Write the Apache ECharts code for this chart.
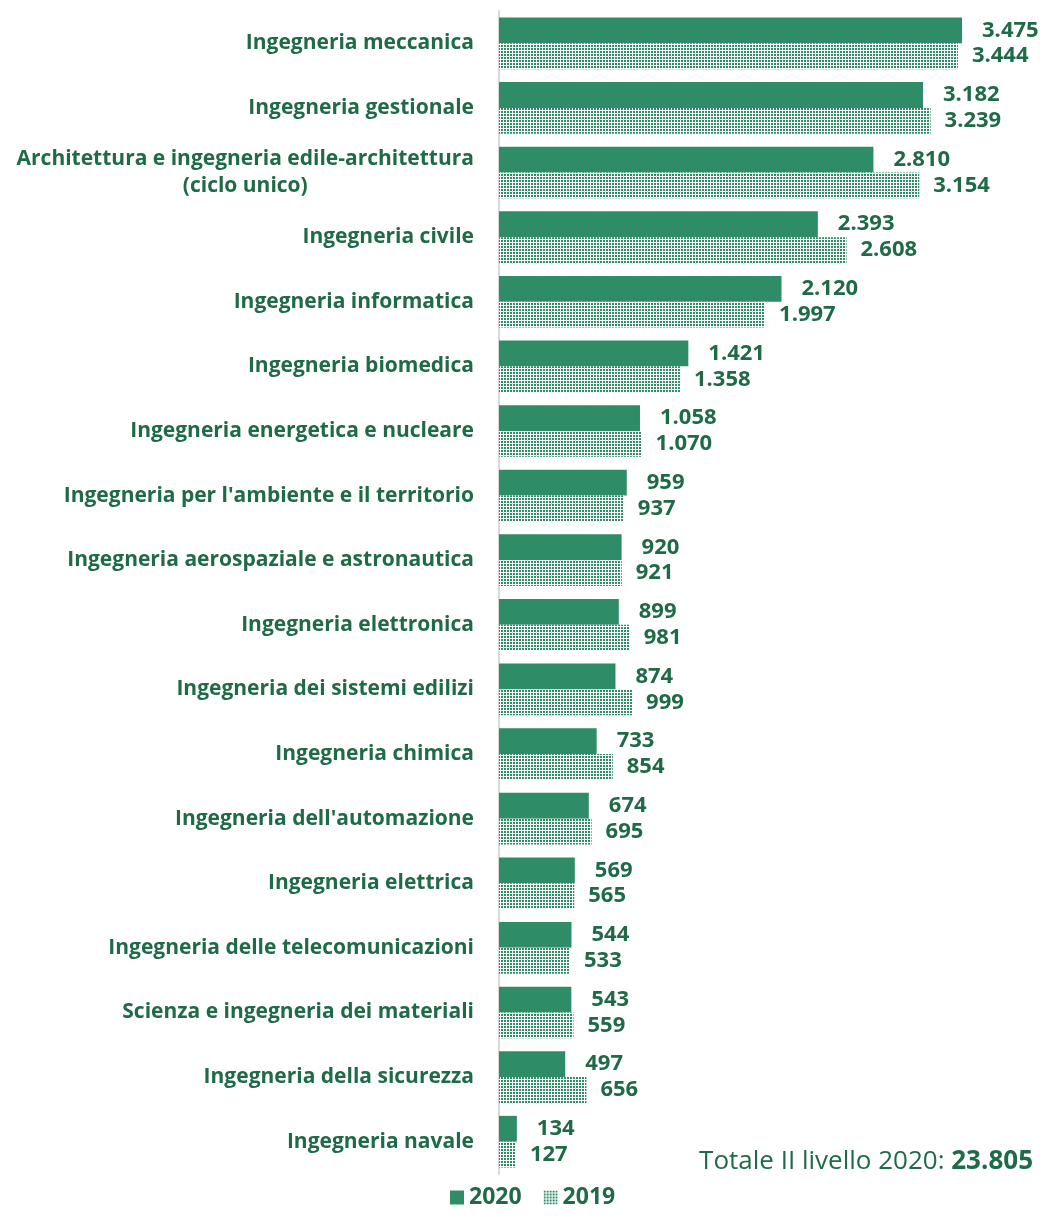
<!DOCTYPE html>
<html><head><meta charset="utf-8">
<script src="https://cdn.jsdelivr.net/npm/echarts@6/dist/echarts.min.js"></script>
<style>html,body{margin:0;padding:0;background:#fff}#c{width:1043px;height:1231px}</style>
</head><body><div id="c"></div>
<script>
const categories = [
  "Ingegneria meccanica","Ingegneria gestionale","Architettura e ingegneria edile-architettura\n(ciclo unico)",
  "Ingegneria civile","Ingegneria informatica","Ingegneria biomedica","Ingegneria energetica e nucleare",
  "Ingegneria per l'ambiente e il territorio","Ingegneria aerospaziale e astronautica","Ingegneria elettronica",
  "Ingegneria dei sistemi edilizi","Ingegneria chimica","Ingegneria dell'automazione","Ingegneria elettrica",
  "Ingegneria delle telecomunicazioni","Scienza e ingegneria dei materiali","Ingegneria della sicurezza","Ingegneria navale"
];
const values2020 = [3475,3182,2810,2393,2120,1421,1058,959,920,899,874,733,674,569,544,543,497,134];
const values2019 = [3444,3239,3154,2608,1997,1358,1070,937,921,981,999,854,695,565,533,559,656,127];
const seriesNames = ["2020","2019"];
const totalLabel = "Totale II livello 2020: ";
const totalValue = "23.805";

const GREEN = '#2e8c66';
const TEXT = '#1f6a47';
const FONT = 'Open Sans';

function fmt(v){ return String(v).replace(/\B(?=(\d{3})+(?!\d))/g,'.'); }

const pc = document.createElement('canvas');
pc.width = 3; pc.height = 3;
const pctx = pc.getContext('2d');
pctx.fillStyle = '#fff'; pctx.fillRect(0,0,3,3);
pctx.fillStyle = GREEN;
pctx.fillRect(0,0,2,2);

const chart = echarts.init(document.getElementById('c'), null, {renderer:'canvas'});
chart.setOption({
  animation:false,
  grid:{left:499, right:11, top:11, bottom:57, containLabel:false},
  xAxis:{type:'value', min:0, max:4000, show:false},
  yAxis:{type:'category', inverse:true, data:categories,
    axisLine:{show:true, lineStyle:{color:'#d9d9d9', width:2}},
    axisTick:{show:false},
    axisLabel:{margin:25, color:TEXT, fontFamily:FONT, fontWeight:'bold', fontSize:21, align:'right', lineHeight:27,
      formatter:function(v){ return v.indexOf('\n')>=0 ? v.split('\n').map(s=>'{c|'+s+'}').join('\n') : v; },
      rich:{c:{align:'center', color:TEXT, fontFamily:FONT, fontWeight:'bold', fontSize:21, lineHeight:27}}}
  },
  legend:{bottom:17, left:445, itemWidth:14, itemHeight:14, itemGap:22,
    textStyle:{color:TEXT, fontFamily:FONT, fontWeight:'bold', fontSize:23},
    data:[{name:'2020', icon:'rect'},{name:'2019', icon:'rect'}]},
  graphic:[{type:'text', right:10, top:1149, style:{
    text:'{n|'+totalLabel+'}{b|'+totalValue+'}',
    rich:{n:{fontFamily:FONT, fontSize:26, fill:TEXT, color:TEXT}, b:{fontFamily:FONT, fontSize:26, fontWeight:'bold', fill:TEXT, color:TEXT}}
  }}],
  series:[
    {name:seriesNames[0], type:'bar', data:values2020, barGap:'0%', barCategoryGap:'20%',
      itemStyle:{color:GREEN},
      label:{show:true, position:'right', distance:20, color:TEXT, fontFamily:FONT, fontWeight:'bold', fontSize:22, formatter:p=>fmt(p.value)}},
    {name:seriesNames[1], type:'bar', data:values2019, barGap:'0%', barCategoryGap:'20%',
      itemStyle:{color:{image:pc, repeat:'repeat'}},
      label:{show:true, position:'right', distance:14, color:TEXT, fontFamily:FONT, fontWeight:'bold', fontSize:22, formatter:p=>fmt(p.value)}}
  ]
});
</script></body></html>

◇ ◇ ◇ ◇ ◇ ◇ ◇

Leave out the pictures and output the rest of the material exactly as written.

Write the Apache ECharts code for this chart.
<!DOCTYPE html>
<html><head><meta charset="utf-8">
<script src="https://cdn.jsdelivr.net/npm/echarts@6/dist/echarts.min.js"></script>
<style>html,body{margin:0;padding:0;background:#fff}#c{width:1043px;height:1231px}</style>
</head><body><div id="c"></div>
<script>
const categories = [
  "Ingegneria meccanica","Ingegneria gestionale","Architettura e ingegneria edile-architettura\n(ciclo unico)",
  "Ingegneria civile","Ingegneria informatica","Ingegneria biomedica","Ingegneria energetica e nucleare",
  "Ingegneria per l'ambiente e il territorio","Ingegneria aerospaziale e astronautica","Ingegneria elettronica",
  "Ingegneria dei sistemi edilizi","Ingegneria chimica","Ingegneria dell'automazione","Ingegneria elettrica",
  "Ingegneria delle telecomunicazioni","Scienza e ingegneria dei materiali","Ingegneria della sicurezza","Ingegneria navale"
];
const values2020 = [3475,3182,2810,2393,2120,1421,1058,959,920,899,874,733,674,569,544,543,497,134];
const values2019 = [3444,3239,3154,2608,1997,1358,1070,937,921,981,999,854,695,565,533,559,656,127];
const seriesNames = ["2020","2019"];
const totalLabel = "Totale II livello 2020: ";
const totalValue = "23.805";

const GREEN = '#2e8c66';
const TEXT = '#1f6a47';
const FONT = 'Open Sans';

function fmt(v){ return String(v).replace(/\B(?=(\d{3})+(?!\d))/g,'.'); }

const pc = document.createElement('canvas');
pc.width = 3; pc.height = 3;
const pctx = pc.getContext('2d');
pctx.fillStyle = '#fff'; pctx.fillRect(0,0,3,3);
pctx.fillStyle = GREEN;
pctx.fillRect(0,0,2,2);

const chart = echarts.init(document.getElementById('c'), null, {renderer:'canvas'});
chart.setOption({
  animation:false,
  grid:{left:499, right:11, top:11, bottom:57, containLabel:false},
  xAxis:{type:'value', min:0, max:4000, show:false},
  yAxis:{type:'category', inverse:true, data:categories,
    axisLine:{show:true, lineStyle:{color:'#d9d9d9', width:2}},
    axisTick:{show:false},
    axisLabel:{margin:25, color:TEXT, fontFamily:FONT, fontWeight:'bold', fontSize:21, align:'right', lineHeight:27,
      formatter:function(v){ return v.indexOf('\n')>=0 ? v.split('\n').map(s=>'{c|'+s+'}').join('\n') : v; },
      rich:{c:{align:'center', color:TEXT, fontFamily:FONT, fontWeight:'bold', fontSize:21, lineHeight:27}}}
  },
  legend:{bottom:17, left:445, itemWidth:14, itemHeight:14, itemGap:22,
    textStyle:{color:TEXT, fontFamily:FONT, fontWeight:'bold', fontSize:23},
    data:[{name:'2020', icon:'rect'},{name:'2019', icon:'rect'}]},
  graphic:[{type:'text', right:10, top:1149, style:{
    text:'{n|'+totalLabel+'}{b|'+totalValue+'}',
    rich:{n:{fontFamily:FONT, fontSize:26, fill:TEXT, color:TEXT}, b:{fontFamily:FONT, fontSize:26, fontWeight:'bold', fill:TEXT, color:TEXT}}
  }}],
  series:[
    {name:seriesNames[0], type:'bar', data:values2020, barGap:'0%', barCategoryGap:'20%',
      itemStyle:{color:GREEN},
      label:{show:true, position:'right', distance:20, color:TEXT, fontFamily:FONT, fontWeight:'bold', fontSize:22, formatter:p=>fmt(p.value)}},
    {name:seriesNames[1], type:'bar', data:values2019, barGap:'0%', barCategoryGap:'20%',
      itemStyle:{color:{image:pc, repeat:'repeat'}},
      label:{show:true, position:'right', distance:14, color:TEXT, fontFamily:FONT, fontWeight:'bold', fontSize:22, formatter:p=>fmt(p.value)}}
  ]
});
</script></body></html>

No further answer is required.